Step 2: Budget Backwards. Get rough quotes or estimates for that 70% work: data pipeline development, integration with your Shopify or Magento backend, building a pricing dashboard for managers. Let's say that totals $700,000. The 30% rule then suggests your model development budget should be in the ballpark of $300,000. Now you have a realistic total project budget of ~$1 million to present to leadership.
Step 3: Use it as a Negotiation and Prioritization Tool. If $1 million is too high, the rule shows you where to cut. Maybe you start with a simpler rule-based model (reducing the 30%), or you integrate with only one sales channel first (reducing the 70%). It forces trade-offs based on impact, not on the allure of "advanced AI."
In my experience, projects that follow this flow have a dramatically higher success rate. They go live. The ones that start with "Let's build a neural network!" often end as impressive Jupyter notebooks gathering digital dust.

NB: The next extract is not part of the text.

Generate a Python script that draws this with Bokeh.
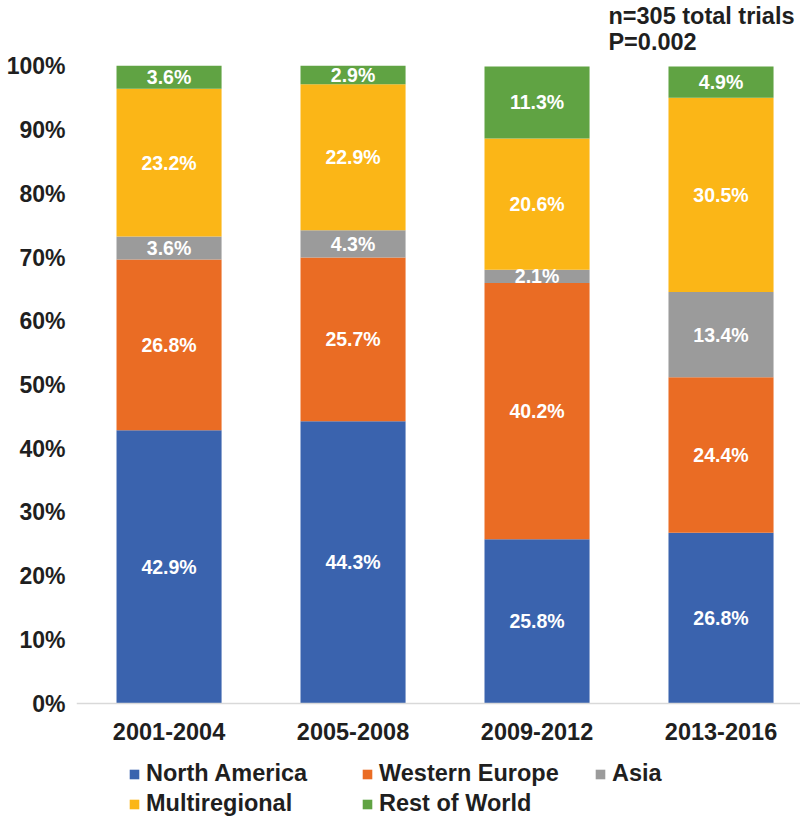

Future-Proofing Your AI Investment: The Long Tail
The 30% rule has a critical time dimension. Over a 3-year period, the allocation shifts even more dramatically. The initial model development might be a one-time 30% spike in Year 1. But the 70%—monitoring, retraining, updating integrations, scaling infrastructure—is largely recurring operational cost.
You need to budget for the fact that your model's accuracy will decay as market conditions change. The MLOps piece (part of the 70%) isn't a launch cost; it's a permanent line item. I advise clients to think of their AI budget as shifting to an 80/20 maintenance-to-innovation split within two years of launch. Planning for this from day one prevents nasty surprises and ensures your AI asset keeps delivering value.
Your Questions, Answered (By Someone Who's Been There)
Think of the 30% rule for AI as your project's reality check. It's the voice of experience saying, "The model is just the beginning." By respecting it, you move from chasing AI hype to delivering AI value. You stop funding science projects and start building business assets. Plan for the whole iceberg, not just the tip, and you'll find your AI initiatives actually reaching—and succeeding in—the real world.
This guide is based on industry analysis and practical implementation experience. Specific budget percentages are illustrative guidelines; actual allocations will vary by project complexity and existing infrastructure.